As part of my experimentations of baking with almond flour, recently an article on NY-times by Nigella Lawson circulating on face book caught my attention. The article was about Julia Child's Gateau Reine de Saba, French for Queen of Sheba cake የኑብያንዋ ንግሥት (የንግሥተ ሣባ)ቸኮላት ኪክ from Julia Child's first book, The French Chef. According to the article this cake was the first French cake Julia Child ever ate.
There are many many ways to make a chocolate cake. People have been doing it for years, and there is - by no means - a standard "gospel" of proper procedures. I will assure you that you can deviate off of any chocolate cake recipes that you see fit and; you couldn't go wrong on chocolate and butter and flour. Just be sure to use the best quality chocolate and make sure to booze your cake with the best quality liqueur. In this case I used Amaratto Italian liqueur which fitted well with the almond nuance of the cake. As usual. I also did not follow the recipe in the strictest sense and omitted the sugar and went with raw honey as a sweetener which worked out perfectly delicious.
So inline with the Nubian way of life, I stretched my imagination a bit and decided to use coffee and also korerima which is a unique spice indigenous to Ethiopia; closely related to coriander. And the out come was a pleasant surprise.
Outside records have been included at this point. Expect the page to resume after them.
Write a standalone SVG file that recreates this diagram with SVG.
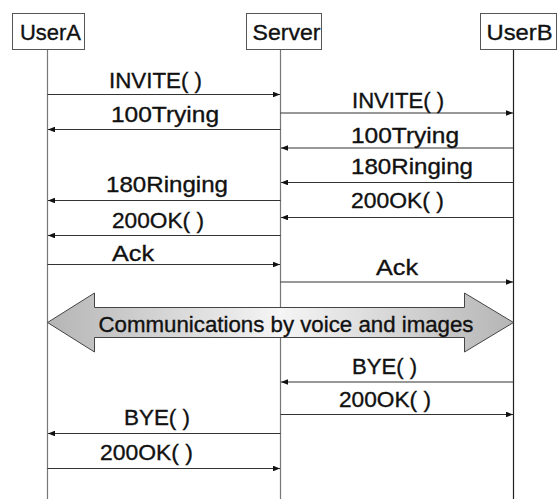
<svg xmlns="http://www.w3.org/2000/svg" width="559" height="499" viewBox="0 0 559 499">
<style>
  text { font-family: "Liberation Sans", Arial, sans-serif; font-size: 22.5px; fill: #111; stroke: #111; stroke-width: 0.35; }
  .box { fill: #fff; stroke: #555; stroke-width: 1; }
  .life { stroke: #777; stroke-width: 1.2; fill: none; }
  .msg { stroke: #333; stroke-width: 1.2; fill: none; marker-end: url(#ah); }
</style>
<defs>
  <marker id="ah" viewBox="0 0 10 8" refX="10" refY="4" markerWidth="7" markerHeight="5.6" markerUnits="userSpaceOnUse" orient="auto">
    <path d="M0,0 L10,4 L0,8 Z" fill="#111"/>
  </marker>
  <linearGradient id="gr" x1="0" y1="0" x2="1" y2="0">
    <stop offset="0" stop-color="#b5b5b5"/>
    <stop offset="0.5" stop-color="#f5f5f5"/>
    <stop offset="1" stop-color="#b5b5b5"/>
  </linearGradient>
</defs>

<g id="lifelines">
  <line class="life" x1="47.5" y1="49" x2="47.5" y2="499"/>
  <line class="life" x1="280.5" y1="49" x2="280.5" y2="499"/>
  <line class="life" x1="513.5" y1="49" x2="513.5" y2="499" style="stroke:#222"/>
</g>

<g id="UserA">
  <rect class="box" x="12.5" y="13.5" width="72" height="36"/>
  <text x="20" y="39.5" textLength="61" lengthAdjust="spacingAndGlyphs">UserA</text>
</g>
<g id="Server">
  <rect class="box" x="246.5" y="13.5" width="75" height="36"/>
  <text x="252.5" y="39.5" textLength="68" lengthAdjust="spacingAndGlyphs">Server</text>
</g>
<g id="UserB">
  <rect class="box" x="480.5" y="13.5" width="76" height="36"/>
  <text x="486.5" y="39.5" textLength="66" lengthAdjust="spacingAndGlyphs">UserB</text>
</g>

<g id="connectors">
  <line class="msg" x1="47.5" y1="94.5" x2="280" y2="94.5"/>
  <line class="msg" x1="280.5" y1="129.5" x2="48" y2="129.5"/>
  <line class="msg" x1="280.5" y1="200.5" x2="48" y2="200.5"/>
  <line class="msg" x1="280.5" y1="235.5" x2="48" y2="235.5"/>
  <line class="msg" x1="47.5" y1="264.5" x2="280" y2="264.5"/>
  <line class="msg" x1="280.5" y1="433.5" x2="48" y2="433.5"/>
  <line class="msg" x1="47.5" y1="468.5" x2="280" y2="468.5"/>

  <line class="msg" x1="280.5" y1="113" x2="513" y2="113"/>
  <line class="msg" x1="513.5" y1="148" x2="281" y2="148"/>
  <line class="msg" x1="513.5" y1="182.5" x2="281" y2="182.5"/>
  <line class="msg" x1="513.5" y1="217.5" x2="281" y2="217.5"/>
  <line class="msg" x1="280.5" y1="282" x2="513" y2="282"/>
  <line class="msg" x1="513.5" y1="382" x2="281" y2="382"/>
  <line class="msg" x1="280.5" y1="414.5" x2="513" y2="414.5"/>
</g>

<g id="labels">
  <text x="109" y="88" textLength="93" lengthAdjust="spacingAndGlyphs">INVITE( )</text>
  <text x="111" y="122" textLength="108" lengthAdjust="spacingAndGlyphs">100Trying</text>
  <text x="106" y="192" textLength="122" lengthAdjust="spacingAndGlyphs">180Ringing</text>
  <text x="112" y="228" textLength="92" lengthAdjust="spacingAndGlyphs">200OK( )</text>
  <text x="112" y="261" textLength="42" lengthAdjust="spacingAndGlyphs">Ack</text>
  <text x="124" y="425" textLength="66" lengthAdjust="spacingAndGlyphs">BYE( )</text>
  <text x="100" y="460" textLength="93" lengthAdjust="spacingAndGlyphs">200OK( )</text>

  <text x="352" y="107.5" textLength="92" lengthAdjust="spacingAndGlyphs">INVITE( )</text>
  <text x="351" y="142.5" textLength="108" lengthAdjust="spacingAndGlyphs">100Trying</text>
  <text x="351" y="174" textLength="122" lengthAdjust="spacingAndGlyphs">180Ringing</text>
  <text x="351" y="208" textLength="93" lengthAdjust="spacingAndGlyphs">200OK( )</text>
  <text x="376" y="275" textLength="42" lengthAdjust="spacingAndGlyphs">Ack</text>
  <text x="352" y="373.5" textLength="65" lengthAdjust="spacingAndGlyphs">BYE( )</text>
  <text x="339" y="406.5" textLength="92" lengthAdjust="spacingAndGlyphs">200OK( )</text>
</g>

<g id="communications">
  <polygon points="47.5,322.5 94.5,293 94.5,307.5 464.5,307.5 464.5,293 513.5,322.5 464.5,352 464.5,337.5 94.5,337.5 94.5,352" fill="url(#gr)" stroke="#444" stroke-width="1"/>
  <text x="98.5" y="331.5" textLength="375" lengthAdjust="spacingAndGlyphs">Communications by voice and images</text>
</g>
</svg>
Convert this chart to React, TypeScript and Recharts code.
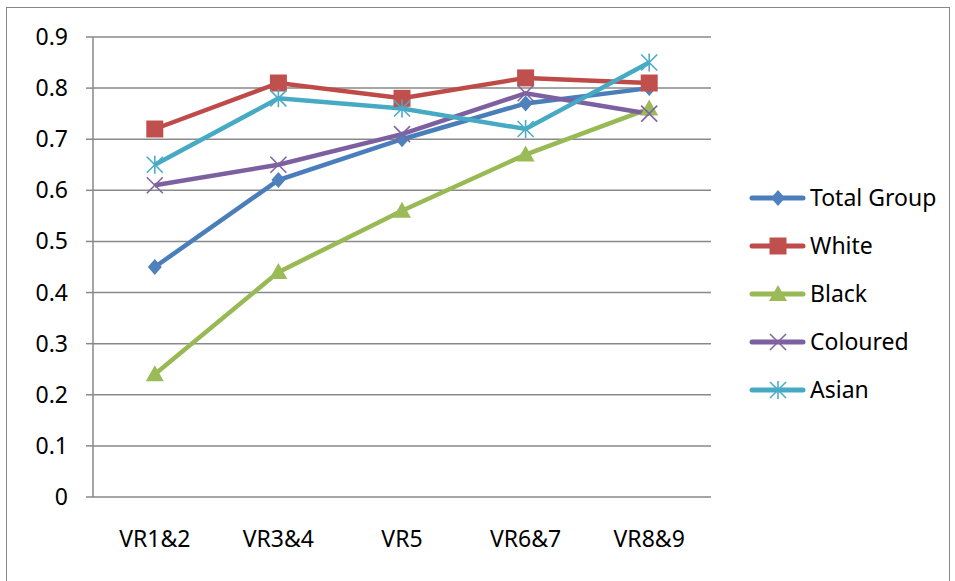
import React from 'react';
import { LineChart, Line, XAxis, YAxis, CartesianGrid, Legend } from 'recharts';

const categories = ['VR1&2', 'VR3&4', 'VR5', 'VR6&7', 'VR8&9'];
const totalGroup = [0.45, 0.62, 0.70, 0.77, 0.80];
const white = [0.72, 0.81, 0.78, 0.82, 0.81];
const black = [0.24, 0.44, 0.56, 0.67, 0.76];
const coloured = [0.61, 0.65, 0.71, 0.79, 0.75];
const asian = [0.65, 0.78, 0.76, 0.72, 0.85];
const yTicks = [0, 0.1, 0.2, 0.3, 0.4, 0.5, 0.6, 0.7, 0.8, 0.9];
const boundTicks = [0, 1, 2, 3, 4, 5];

const data = categories.map((c, i) => ({
  cat: c,
  total: totalGroup[i],
  white: white[i],
  black: black[i],
  coloured: coloured[i],
  asian: asian[i],
}));

const FONT = '"Noto Sans", sans-serif';
const GRID = '#898989';

type Shape = 'diamond' | 'square' | 'triangle' | 'x' | 'star';

const series: { key: string; name: string; color: string; marker: string; shape: Shape }[] = [
  { key: 'total', name: 'Total Group', color: '#4A7EBB', marker: '#4F81BD', shape: 'diamond' },
  { key: 'white', name: 'White', color: '#BE4B48', marker: '#C0504D', shape: 'square' },
  { key: 'black', name: 'Black', color: '#98B954', marker: '#9BBB59', shape: 'triangle' },
  { key: 'coloured', name: 'Coloured', color: '#7D60A0', marker: '#8064A2', shape: 'x' },
  { key: 'asian', name: 'Asian', color: '#46AAC5', marker: '#4BACC6', shape: 'star' },
];

function Marker({ cx, cy, shape, color }: { cx: number; cy: number; shape: Shape; color: string }) {
  if (cx == null || cy == null) return null;
  switch (shape) {
    case 'diamond':
      return <path d={`M${cx},${cy - 8} L${cx + 7},${cy} L${cx},${cy + 8} L${cx - 7},${cy} Z`} fill={color} />;
    case 'square':
      return <rect x={cx - 8.5} y={cy - 8.5} width={17} height={17} fill={color} />;
    case 'triangle':
      return <path d={`M${cx},${cy - 9} L${cx + 9},${cy + 7} L${cx - 9},${cy + 7} Z`} fill={color} />;
    case 'x':
      return (
        <g stroke={color} strokeWidth={1.6}>
          <line x1={cx - 8} y1={cy - 8} x2={cx + 8} y2={cy + 8} />
          <line x1={cx - 8} y1={cy + 8} x2={cx + 8} y2={cy - 8} />
        </g>
      );
    case 'star':
      return (
        <g stroke={color} strokeWidth={1.6}>
          <line x1={cx - 8} y1={cy - 8} x2={cx + 8} y2={cy + 8} />
          <line x1={cx - 8} y1={cy + 8} x2={cx + 8} y2={cy - 8} />
          <line x1={cx} y1={cy - 9} x2={cx} y2={cy + 9} />
        </g>
      );
  }
  return null;
}

const XTick = (props: any) => {
  const { x, y, payload } = props;
  return (
    <text x={x} y={y} dy={50} textAnchor="middle" fontFamily={FONT} fontSize={23} fill="#000">
      {payload.value}
    </text>
  );
};

const YTick = (props: any) => {
  const { x, y, payload } = props;
  return (
    <text x={x} y={y} dy={8} textAnchor="end" fontFamily={FONT} fontSize={23} fill="#000">
      {String(payload.value)}
    </text>
  );
};

const LegendContent = () => (
  <svg width={200} height={240} style={{ overflow: 'visible' }}>
    {series.map((s, i) => {
      const y = 28 + i * 48;
      return (
        <g key={s.key}>
          <line x1={9} y1={y} x2={60} y2={y} stroke={s.color} strokeWidth={5} strokeLinecap="round" />
          <Marker cx={35} cy={y} shape={s.shape} color={s.marker} />
          <text x={67} y={y} dy={8} fontFamily={FONT} fontSize={23} fill="#000">
            {s.name}
          </text>
        </g>
      );
    })}
  </svg>
);

export default function App() {
  return (
    <div style={{ position: 'absolute', left: 0, top: 0, width: 955, height: 581, background: '#fff', overflow: 'hidden' }}>
      <div
        style={{
          position: 'absolute',
          left: 6,
          top: 7,
          width: 944,
          height: 600,
          border: '1.5px solid #878787',
          boxSizing: 'border-box',
        }}
      />
      <LineChart
        width={955}
        height={581}
        data={data}
        margin={{ top: 37, right: 244, bottom: 44, left: 33 }}
        style={{ position: 'absolute', left: 0, top: 0 }}
      >
        <CartesianGrid vertical={false} stroke={GRID} strokeWidth={1.5} />
        <XAxis
          xAxisId="b"
          type="number"
          domain={[0, 5]}
          ticks={boundTicks}
          tick={false}
          height={0}
          tickSize={8}
          stroke={GRID}
          strokeWidth={1.5}
          allowDataOverflow
        />
        <XAxis
          dataKey="cat"
          scale="band"
          height={40}
          tickLine={false}
          axisLine={false}
          tickSize={0}
          tickMargin={0}
          tick={<XTick />}
          interval={0}
        />
        <YAxis
          width={60}
          domain={[0, 0.9]}
          ticks={yTicks}
          tickSize={7}
          tickMargin={18}
          tick={<YTick />}
          stroke={GRID}
          strokeWidth={1.5}
          interval={0}
        />
        <Legend
          layout="vertical"
          align="center"
          verticalAlign="middle"
          content={<LegendContent />}
          wrapperStyle={{ left: 743, top: 170, width: 200, height: 240 }}
        />
        {series.map((s) => (
          <Line
            key={s.key}
            dataKey={s.key}
            name={s.name}
            stroke={s.color}
            strokeWidth={4.5}
            isAnimationActive={false}
            dot={(p: any) => <Marker key={`${s.key}-${p.index}`} cx={p.cx} cy={p.cy} shape={s.shape} color={s.marker} />}
            activeDot={false}
          />
        ))}
      </LineChart>
    </div>
  );
}
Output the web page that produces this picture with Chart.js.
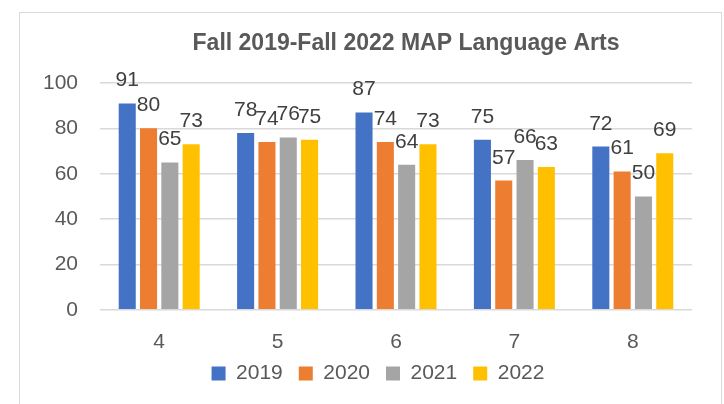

That being said, I was enamored with the cake more for its namesake - The Nubian Queen የኑብያንዋ ንግሥት (የንግሥተ ሣባ) and the historic account of the Queen' visit to King Solomon, which some speak of their rendezvous as strictly platonic - a matter of state and trade agreements and not seduction. I don't see how that's possible if this rich decadent chocolate cake named in her honor was among the gifts she brought to him.